I have worked hard since dp and I separated as soon as dd was born. My aim was to give my dc the best upbringing I could as a single parent. Owning own house, working and managing everything in her life to set her up on the right path in life. If everything else failed I knew being the best mother I could be would be the proudest thing in my life. I have achieved that. we're a little team & similar personalities so get on great now. She is just super. I couldn't ask for more in a dc. So this has taken 9 years. I never wanted another partner, i didn't have time for it, emotionally or physically.
But i met a man. I didn't introduce them for 2 years. I wanted to ensure my dc would not get emotionally involved. It has been 4 years now. We don't live together. my choice. i want dc to not feel pushed out. We are in city and he is in country (farming). myself and dd do want this move but not until she finishes primary education. I would not disrupt her. I have given myself a time frame of 2 years and then we'll make our move.
They get on great, but recently i noticed dd getting a little quiet around him. I have asked her why and she says he acts a bit silly for her now. I suppose he is trying and not realising she is growing up and maturing. I hate seeing this as he tries hard to make her laugh and enjoy the time. But i see her point. I found it hard to discuss this with him but he accepted she has matured and as he doesn't see her as regularly as he would like to he notices the change in maturityand finds it hard to adapt. naturally.
This evening i was on the phone to him. ten mins. dd was watching tv. he asked about her and she heard me. So there has never been a time where i felt she was excluded. It has always and will be my thinking she is number 1.
However when she was going to sleep she became upset. She said that she felt that he was a priority in my life now more than her. She would rarely be this upset and I took it seriously. i explained that would never be the case and she is always and will be my priority. I explained that adults needed companionship etc. that'snatural, but she never had a reason to worry.

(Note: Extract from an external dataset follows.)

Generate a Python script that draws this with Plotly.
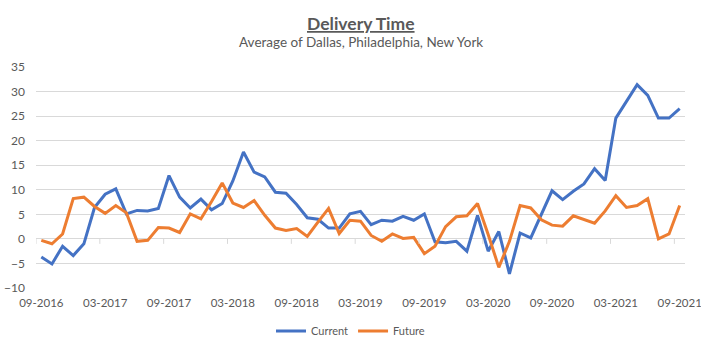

But it has upset me. I feel in the middle. I love this man, but i love my daughter unconditionally. I am doubting a future with him now as I feel she is feeling uncomfortable and I have worked so hard to nurture my dc into the lovely child she is. But this is worrying me now. I don't want to bealone all my life, i can't let parenthood rule my own needs, but I feel sad that she feels this way when i have tried so hard. He's a great role model for her. Great humour and work ethic but if she doesn't feel a unit then am working towards something that will ultimately make my lovely dd an unhappy and resentful child.
Has anyone any experience or had to make a decision either way and feel own needs had to be sacrificed.